• [Goal of the exercise]:
Would you print the records below from the first line through the line containing "2002': 'a', '2006E': 'b'", skipping the pictures?

• [Entries supplied]:
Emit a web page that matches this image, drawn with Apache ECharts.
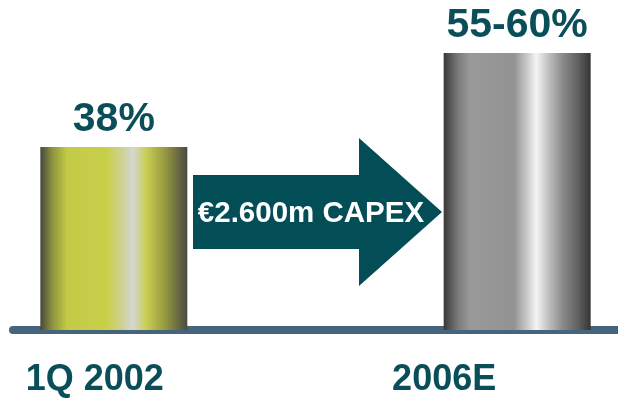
<!DOCTYPE html>
<html>
<head>
<meta charset="utf-8">
<script src="https://cdn.jsdelivr.net/npm/echarts@6/dist/echarts.min.js"></script>
<style>
  html, body { margin: 0; padding: 0; background: #ffffff; }
  #chart { width: 618px; height: 398px; }
</style>
</head>
<body>
<div id="chart"></div>
<script>
// Periods on the x axis (the middle slot is left empty for the arrow)
const categories = ['1Q 2002', '', '2006E'];
// Share values drawn as bars (2006E uses the midpoint of the 55-60% range)
const shareValues = [38, null, 57.5];
// Text printed above each bar
const valueLabels = ['38%', '', '55-60%'];
// Investment note shown inside the arrow
const arrowText = '€2.600m CAPEX';

const FONT = '"Liberation Sans", Arial, sans-serif';
const TEAL = '#0a4e59';

const yellowCylinder = new echarts.graphic.LinearGradient(0, 0, 1, 0, [
  { offset: 0.00, color: '#48483f' },
  { offset: 0.08, color: '#8c923e' },
  { offset: 0.18, color: '#c2ca47' },
  { offset: 0.45, color: '#c8d04a' },
  { offset: 0.56, color: '#cdd196' },
  { offset: 0.63, color: '#d6d6d4' },
  { offset: 0.72, color: '#c9ce52' },
  { offset: 0.85, color: '#959840' },
  { offset: 1.00, color: '#4a4a42' }
]);

const greyCylinder = new echarts.graphic.LinearGradient(0, 0, 1, 0, [
  { offset: 0.00, color: '#383838' },
  { offset: 0.10, color: '#7c7c7c' },
  { offset: 0.18, color: '#999999' },
  { offset: 0.48, color: '#939393' },
  { offset: 0.56, color: '#c4c4c4' },
  { offset: 0.63, color: '#f5f5f5' },
  { offset: 0.71, color: '#c2c2c2' },
  { offset: 0.81, color: '#8a8a8a' },
  { offset: 0.92, color: '#5e5e5e' },
  { offset: 1.00, color: '#343434' }
]);
const fills = [yellowCylinder, null, greyCylinder];

// Category labels sit slightly left of the bar centres
const labelShift = { '1Q 2002': 'a', '2006E': 'b' };

const chart = echarts.init(document.getElementById('chart'), null, { renderer: 'canvas' });

chart.setOption({
  animation: false,
  backgroundColor: '#ffffff',
  grid: { left: 13, right: 0, top: 41, bottom: 65 },
  xAxis: {
    type: 'category',
    data: categories,
    offset: 4,
    axisLine: { show: true, lineStyle: { color: '#46647c', width: 8 } },
    axisTick: { show: false },
    axisLabel: {
      margin: 28,
      interval: 0,
      formatter: function (v) {
        return labelShift[v] ? '{' + labelShift[v] + '|' + v + '}' : '';
      },
      rich: {
        a: { fontFamily: FONT, fontWeight: 'bold', fontSize: 36, color: TEAL, padding: [0, 38, 0, 0] },
        b: { fontFamily: FONT, fontWeight: 'bold', fontSize: 36, color: TEAL, padding: [0, 146, 0, 0] }
      }
    }
  },
  yAxis: {
    type: 'value',
    min: 0,
    max: 60,
    show: false,
    splitLine: { show: false }
  },
  series: [{
    type: 'bar',
    barWidth: 147,
    data: shareValues.map(function (v, i) {
      return v == null ? null : { value: v, itemStyle: { color: fills[i] } };
    }),
    label: {
      show: true,
      position: 'top',
      distance: 7,
      fontFamily: FONT,
      fontWeight: 'bold',
      fontSize: 41,
      color: TEAL,
      formatter: function (p) { return valueLabels[p.dataIndex]; }
    }
  }],
  graphic: [
    {
      type: 'polygon',
      shape: {
        points: [[193, 175], [359, 175], [359, 138], [442, 212], [359, 286], [359, 249], [193, 249]]
      },
      style: { fill: '#034d57' }
    },
    {
      type: 'text',
      x: 311,
      y: 214,
      style: {
        text: arrowText,
        fill: '#ffffff',
        font: 'bold 29.5px ' + FONT,
        align: 'center',
        verticalAlign: 'middle'
      }
    }
  ]
});
</script>
</body>
</html>
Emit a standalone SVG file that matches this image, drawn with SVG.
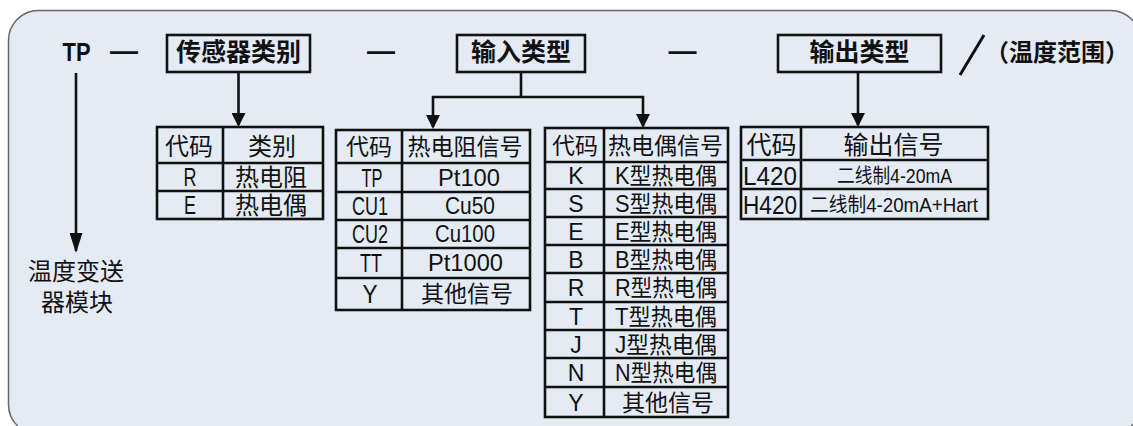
<svg xmlns="http://www.w3.org/2000/svg" width="1133" height="426" viewBox="0 0 1133 426">
<defs>
<style>
.t{font-family:"Liberation Sans","Noto Sans CJK SC",sans-serif;fill:#111;text-anchor:middle;dominant-baseline:central}
.b{font-weight:700}
.h{font-size:24px}
.r{font-size:23px}
.c{font-size:25px}
.box{fill:none;stroke:#111;stroke-width:2.6}
.grid{fill:none;stroke:#111;stroke-width:2.6}
.con{fill:none;stroke:#111;stroke-width:2.6;stroke-linejoin:miter}
</style>
<marker id="arr" markerUnits="userSpaceOnUse" markerWidth="14" markerHeight="14" viewBox="0 0 14 14" refX="12" refY="7" orient="auto">
<path d="M0,0 L14,7 L0,14 z" fill="#111"/>
</marker>
<marker id="arrL" markerUnits="userSpaceOnUse" markerWidth="20" markerHeight="13" viewBox="0 0 20 13" refX="18" refY="6.5" orient="auto">
<path d="M0,0 L20,6.5 L0,13 z" fill="#111"/>
</marker>
</defs>

<rect id="frame" x="8.5" y="10.5" width="1132" height="424" rx="30" ry="30" fill="#e5ebf5" stroke="#666" stroke-width="1.5"/>

<g id="connectors">
<path class="con" d="M76,73 V251" marker-end="url(#arrL)"/>
<path class="con" d="M238.5,72 V125" marker-end="url(#arr)"/>
<path class="con" d="M521,72 V97"/>
<path class="con" d="M521,97 H433 V127" marker-end="url(#arr)"/>
<path class="con" d="M521,97 H643 V126" marker-end="url(#arr)"/>
<path class="con" d="M858,72 V125" marker-end="url(#arr)"/>
</g>

<g id="tp">
<text class="t b" x="76.5" y="51.5" style="font-size:26px" textLength="28" lengthAdjust="spacingAndGlyphs">TP</text>
</g>
<g id="dashes">
<text class="t b" x="124" y="60" style="font-size:28px;dominant-baseline:alphabetic">—</text>
<text class="t b" x="381" y="60" style="font-size:28px;dominant-baseline:alphabetic">—</text>
<text class="t b" x="682.5" y="60" style="font-size:28px;dominant-baseline:alphabetic">—</text>
</g>

<g id="box-sensor">
<rect class="box" x="167" y="35" width="143" height="37"/>
<text class="t b" x="238.5" y="52" style="font-size:25px">传感器类别</text>
</g>
<g id="box-input">
<rect class="box" x="457" y="35" width="128" height="37"/>
<text class="t b" x="521" y="52" style="font-size:25px">输入类型</text>
</g>
<g id="box-output">
<rect class="box" x="778" y="35" width="163" height="37"/>
<text class="t b" x="859.5" y="52" style="font-size:25px">输出类型</text>
</g>
<g id="temp-range">
<line x1="960" y1="75" x2="984" y2="35" stroke="#111" stroke-width="3"/>
<text class="t b" x="1057" y="52" style="font-size:24px">（温度范围）</text>
</g>

<g id="label-module">
<text class="t" x="76" y="271" style="font-size:24px">温度变送</text>
<text class="t" x="77" y="302" style="font-size:24px">器模块</text>
</g>

<g id="table-sensor">
<rect class="grid" x="157" y="127" width="166" height="92"/>
<path class="grid" d="M223,127 V219 M157,163 H323 M157,191 H323"/>
<text class="t h" x="189" y="146">代码</text>
<text class="t h" x="272" y="146">类别</text>
<text class="t c" x="190" y="177" textLength="13" lengthAdjust="spacingAndGlyphs">R</text>
<text class="t h" x="271" y="177">热电阻</text>
<text class="t c" x="190" y="205" textLength="12" lengthAdjust="spacingAndGlyphs">E</text>
<text class="t h" x="271" y="205">热电偶</text>
</g>

<g id="table-rtd">
<rect class="grid" x="336" y="130" width="194" height="180"/>
<path class="grid" d="M402,130 V310 M336,163 H530 M336,192 H530 M336,220 H530 M336,248 H530 M336,278 H530"/>
<text class="t r" x="369" y="147">代码</text>
<text class="t r" x="465" y="147">热电阻信号</text>
<text class="t c" x="372" y="178" textLength="21" lengthAdjust="spacingAndGlyphs">TP</text>
<text class="t r" x="469" y="178" textLength="62" lengthAdjust="spacingAndGlyphs">Pt100</text>
<text class="t c" x="370" y="206" textLength="36" lengthAdjust="spacingAndGlyphs">CU1</text>
<text class="t r" x="470" y="206" textLength="50" lengthAdjust="spacingAndGlyphs">Cu50</text>
<text class="t c" x="370" y="234" textLength="36" lengthAdjust="spacingAndGlyphs">CU2</text>
<text class="t r" x="465" y="234" textLength="60" lengthAdjust="spacingAndGlyphs">Cu100</text>
<text class="t c" x="371" y="263" textLength="22" lengthAdjust="spacingAndGlyphs">TT</text>
<text class="t r" x="465.5" y="263" textLength="75" lengthAdjust="spacingAndGlyphs">Pt1000</text>
<text class="t c" x="370" y="294" textLength="15" lengthAdjust="spacingAndGlyphs">Y</text>
<text class="t r" x="467" y="294">其他信号</text>
</g>

<g id="table-tc">
<rect class="grid" x="545" y="128" width="183" height="289"/>
<path class="grid" d="M604,128 V417 M545,162 H728 M545,189 H728 M545,217 H728 M545,245 H728 M545,273 H728 M545,302 H728 M545,330 H728 M545,358 H728 M545,387 H728"/>
<text class="t r" x="575" y="145.5">代码</text>
<text class="t r" x="665.5" y="145.5">热电偶信号</text>
<text class="t r" x="576" y="176">K</text>
<text class="t r" x="666" y="176" textLength="102" lengthAdjust="spacingAndGlyphs">K型热电偶</text>
<text class="t r" x="576" y="203.5">S</text>
<text class="t r" x="666" y="203.5" textLength="102" lengthAdjust="spacingAndGlyphs">S型热电偶</text>
<text class="t r" x="576" y="231.5">E</text>
<text class="t r" x="666" y="231.5" textLength="102" lengthAdjust="spacingAndGlyphs">E型热电偶</text>
<text class="t r" x="576" y="259.5">B</text>
<text class="t r" x="666" y="259.5" textLength="102" lengthAdjust="spacingAndGlyphs">B型热电偶</text>
<text class="t r" x="576" y="288">R</text>
<text class="t r" x="666" y="288" textLength="102" lengthAdjust="spacingAndGlyphs">R型热电偶</text>
<text class="t r" x="576" y="316.5">T</text>
<text class="t r" x="666" y="316.5" textLength="102" lengthAdjust="spacingAndGlyphs">T型热电偶</text>
<text class="t r" x="576" y="344.5">J</text>
<text class="t r" x="666" y="344.5" textLength="102" lengthAdjust="spacingAndGlyphs">J型热电偶</text>
<text class="t r" x="576" y="373">N</text>
<text class="t r" x="666" y="373" textLength="102" lengthAdjust="spacingAndGlyphs">N型热电偶</text>
<text class="t r" x="576" y="402.5">Y</text>
<text class="t r" x="668" y="402.5">其他信号</text>
</g>

<g id="table-output">
<rect class="grid" x="741" y="127" width="247" height="92"/>
<path class="grid" d="M801,127 V219 M741,160 H988 M741,189 H988"/>
<text class="t" x="771.5" y="145" style="font-size:25px">代码</text>
<text class="t" x="893.5" y="145" style="font-size:25px">输出信号</text>
<text class="t" x="770" y="175.5" style="font-size:25px" textLength="54" lengthAdjust="spacingAndGlyphs">L420</text>
<text class="t" x="894.5" y="176" style="font-size:20px" textLength="115" lengthAdjust="spacingAndGlyphs">二线制4-20mA</text>
<text class="t" x="770" y="204.5" style="font-size:25px" textLength="54" lengthAdjust="spacingAndGlyphs">H420</text>
<text class="t" x="894" y="205" style="font-size:20px" textLength="168" lengthAdjust="spacingAndGlyphs">二线制4-20mA+Hart</text>
</g>
</svg>
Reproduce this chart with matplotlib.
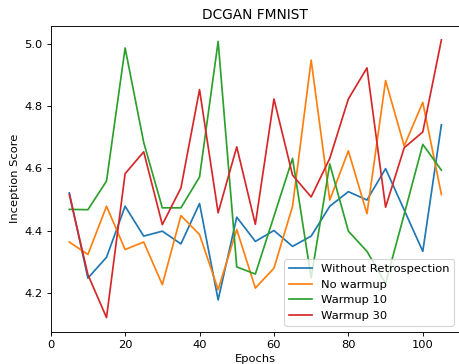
import matplotlib
matplotlib.use("Agg")
import matplotlib.pyplot as plt

# epochs and inception scores
epochs = [5, 10, 15, 20, 25, 30, 35, 40, 45, 50, 55,
          60, 65, 70, 75, 80, 85, 90, 95, 100, 105]

without_retro = [4.521, 4.247, 4.314, 4.478, 4.382, 4.398, 4.357, 4.487, 4.177, 4.443, 4.365,
                 4.400, 4.349, 4.382, 4.478, 4.525, 4.498, 4.599, 4.466, 4.333, 4.740]
no_warmup = [4.363, 4.323, 4.478, 4.339, 4.363, 4.226, 4.448, 4.387, 4.210, 4.403, 4.215,
             4.279, 4.478, 4.948, 4.498, 4.656, 4.454, 4.882, 4.672, 4.812, 4.516]
warmup_10 = [4.468, 4.467, 4.559, 4.987, 4.683, 4.473, 4.473, 4.572, 5.008, 4.283, 4.260,
             4.446, 4.632, 4.248, 4.614, 4.398, 4.333, 4.230, 4.452, 4.677, 4.594]
warmup_30 = [4.516, 4.258, 4.120, 4.583, 4.653, 4.419, 4.537, 4.853, 4.457, 4.669, 4.420,
             4.823, 4.578, 4.508, 4.632, 4.823, 4.923, 4.475, 4.666, 4.717, 5.013]

dpi = 82.6
fig = plt.figure(figsize=(459 / dpi, 364 / dpi), dpi=dpi)
# the reference is cropped on the right, so the axes run up to the edge
ax = fig.add_axes([50.7 / 459, 32.5 / 364, 409.3 / 459, 305.5 / 364])

ax.plot(epochs, without_retro, label="Without Retrospection")
ax.plot(epochs, no_warmup, label="No warmup")
ax.plot(epochs, warmup_10, label="Warmup 10")
ax.plot(epochs, warmup_30, label="Warmup 30")

ax.spines["right"].set_visible(False)  # cut off in the reference

ax.set_title("DCGAN FMNIST")
ax.set_xlabel("Epochs")
ax.set_ylabel("Inception Score")
ax.legend(loc="lower right")

fig.savefig("out.png", dpi=dpi)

• [The completed task]:
Emit a web page that matches this image, drawn with Apache ECharts.
<!DOCTYPE html>
<html>
<head>
<meta charset="utf-8">
<script src="https://cdn.jsdelivr.net/npm/echarts@6/dist/echarts.min.js"></script>
<style>
  html, body { margin: 0; padding: 0; background: #ffffff; }
  #chart { width: 618px; height: 398px; }
</style>
</head>
<body>
<div id="chart"></div>
<script>
// Periods on the x axis (the middle slot is left empty for the arrow)
const categories = ['1Q 2002', '', '2006E'];
// Share values drawn as bars (2006E uses the midpoint of the 55-60% range)
const shareValues = [38, null, 57.5];
// Text printed above each bar
const valueLabels = ['38%', '', '55-60%'];
// Investment note shown inside the arrow
const arrowText = '€2.600m CAPEX';

const FONT = '"Liberation Sans", Arial, sans-serif';
const TEAL = '#0a4e59';

const yellowCylinder = new echarts.graphic.LinearGradient(0, 0, 1, 0, [
  { offset: 0.00, color: '#48483f' },
  { offset: 0.08, color: '#8c923e' },
  { offset: 0.18, color: '#c2ca47' },
  { offset: 0.45, color: '#c8d04a' },
  { offset: 0.56, color: '#cdd196' },
  { offset: 0.63, color: '#d6d6d4' },
  { offset: 0.72, color: '#c9ce52' },
  { offset: 0.85, color: '#959840' },
  { offset: 1.00, color: '#4a4a42' }
]);

const greyCylinder = new echarts.graphic.LinearGradient(0, 0, 1, 0, [
  { offset: 0.00, color: '#383838' },
  { offset: 0.10, color: '#7c7c7c' },
  { offset: 0.18, color: '#999999' },
  { offset: 0.48, color: '#939393' },
  { offset: 0.56, color: '#c4c4c4' },
  { offset: 0.63, color: '#f5f5f5' },
  { offset: 0.71, color: '#c2c2c2' },
  { offset: 0.81, color: '#8a8a8a' },
  { offset: 0.92, color: '#5e5e5e' },
  { offset: 1.00, color: '#343434' }
]);
const fills = [yellowCylinder, null, greyCylinder];

// Category labels sit slightly left of the bar centres
const labelShift = { '1Q 2002': 'a', '2006E': 'b' };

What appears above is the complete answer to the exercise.